__Written exercise__:
Print the listing from its top line through the line containing "import seaborn as sns", nothing more, and leave out the pictures.

__Source material__:
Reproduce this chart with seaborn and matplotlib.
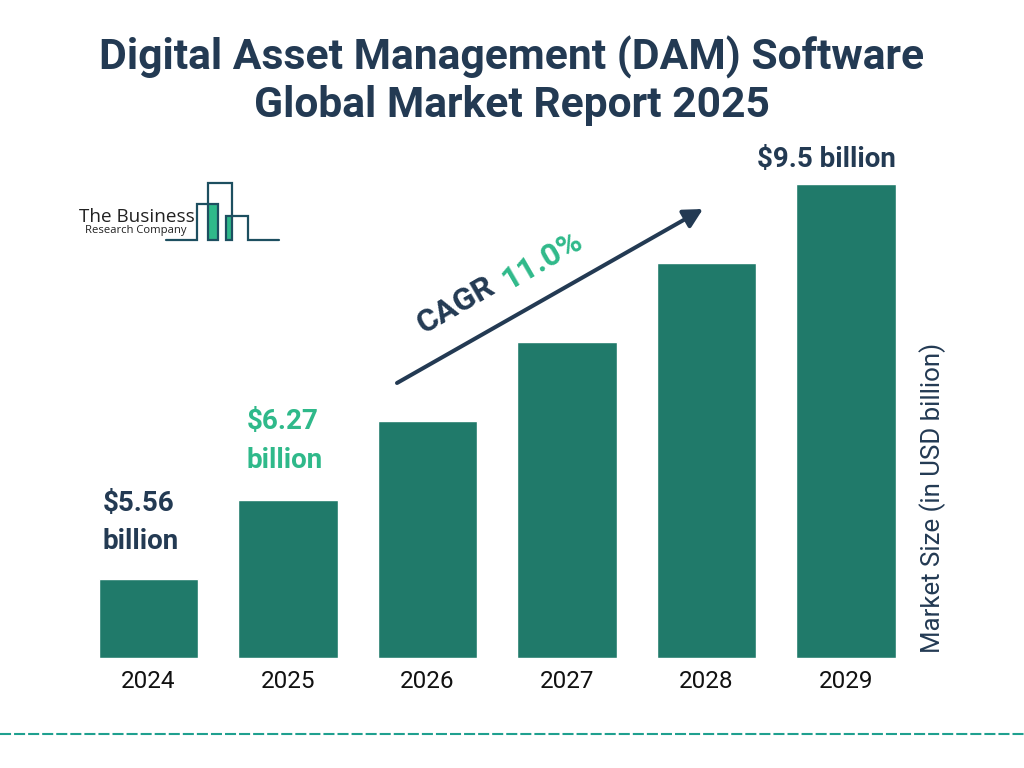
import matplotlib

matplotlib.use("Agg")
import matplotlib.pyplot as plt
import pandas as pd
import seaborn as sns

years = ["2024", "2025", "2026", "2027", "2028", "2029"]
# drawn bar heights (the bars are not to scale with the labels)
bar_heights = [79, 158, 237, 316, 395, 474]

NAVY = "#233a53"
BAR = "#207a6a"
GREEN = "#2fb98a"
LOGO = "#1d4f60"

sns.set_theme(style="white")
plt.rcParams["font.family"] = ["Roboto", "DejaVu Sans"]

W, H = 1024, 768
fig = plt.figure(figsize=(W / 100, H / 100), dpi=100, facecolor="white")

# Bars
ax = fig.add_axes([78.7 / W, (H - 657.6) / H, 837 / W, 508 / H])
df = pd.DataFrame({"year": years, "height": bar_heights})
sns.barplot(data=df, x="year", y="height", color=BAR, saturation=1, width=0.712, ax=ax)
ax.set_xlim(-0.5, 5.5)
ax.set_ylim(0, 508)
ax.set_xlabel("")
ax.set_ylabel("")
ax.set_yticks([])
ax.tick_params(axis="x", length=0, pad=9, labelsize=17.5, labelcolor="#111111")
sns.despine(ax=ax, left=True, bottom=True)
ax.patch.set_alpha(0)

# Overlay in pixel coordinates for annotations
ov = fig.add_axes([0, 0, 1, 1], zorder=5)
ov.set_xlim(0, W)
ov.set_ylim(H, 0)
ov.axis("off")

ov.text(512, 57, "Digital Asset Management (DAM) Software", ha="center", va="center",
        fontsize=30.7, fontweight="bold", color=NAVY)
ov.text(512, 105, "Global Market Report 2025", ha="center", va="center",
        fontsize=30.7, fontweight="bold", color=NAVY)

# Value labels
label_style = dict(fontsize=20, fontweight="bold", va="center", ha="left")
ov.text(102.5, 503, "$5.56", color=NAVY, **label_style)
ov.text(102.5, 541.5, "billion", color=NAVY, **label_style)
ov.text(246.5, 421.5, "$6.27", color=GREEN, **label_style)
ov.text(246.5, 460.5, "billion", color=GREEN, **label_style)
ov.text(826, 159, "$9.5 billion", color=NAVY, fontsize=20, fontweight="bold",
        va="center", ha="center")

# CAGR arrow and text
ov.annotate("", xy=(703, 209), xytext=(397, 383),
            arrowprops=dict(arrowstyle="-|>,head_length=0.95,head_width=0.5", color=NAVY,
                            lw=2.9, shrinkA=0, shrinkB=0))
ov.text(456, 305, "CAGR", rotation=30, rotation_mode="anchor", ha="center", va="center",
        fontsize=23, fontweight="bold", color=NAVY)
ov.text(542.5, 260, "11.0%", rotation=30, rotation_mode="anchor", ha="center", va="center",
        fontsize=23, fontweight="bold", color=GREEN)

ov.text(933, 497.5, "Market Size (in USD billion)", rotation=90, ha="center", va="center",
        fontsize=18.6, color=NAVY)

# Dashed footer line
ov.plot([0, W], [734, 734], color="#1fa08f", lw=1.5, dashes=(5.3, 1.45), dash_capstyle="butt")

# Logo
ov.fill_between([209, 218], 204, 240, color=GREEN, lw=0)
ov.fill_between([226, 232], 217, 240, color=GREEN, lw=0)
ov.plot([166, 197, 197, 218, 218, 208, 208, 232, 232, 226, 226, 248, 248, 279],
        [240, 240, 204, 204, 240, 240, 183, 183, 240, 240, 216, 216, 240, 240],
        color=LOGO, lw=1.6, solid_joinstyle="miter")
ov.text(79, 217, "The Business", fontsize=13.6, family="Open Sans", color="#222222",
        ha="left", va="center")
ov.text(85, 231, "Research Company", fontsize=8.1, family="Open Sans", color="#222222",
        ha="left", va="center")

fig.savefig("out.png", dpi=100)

__Correct result__:
Reproduce this chart with seaborn and matplotlib.
import matplotlib

matplotlib.use("Agg")
import matplotlib.pyplot as plt
import pandas as pd
import seaborn as sns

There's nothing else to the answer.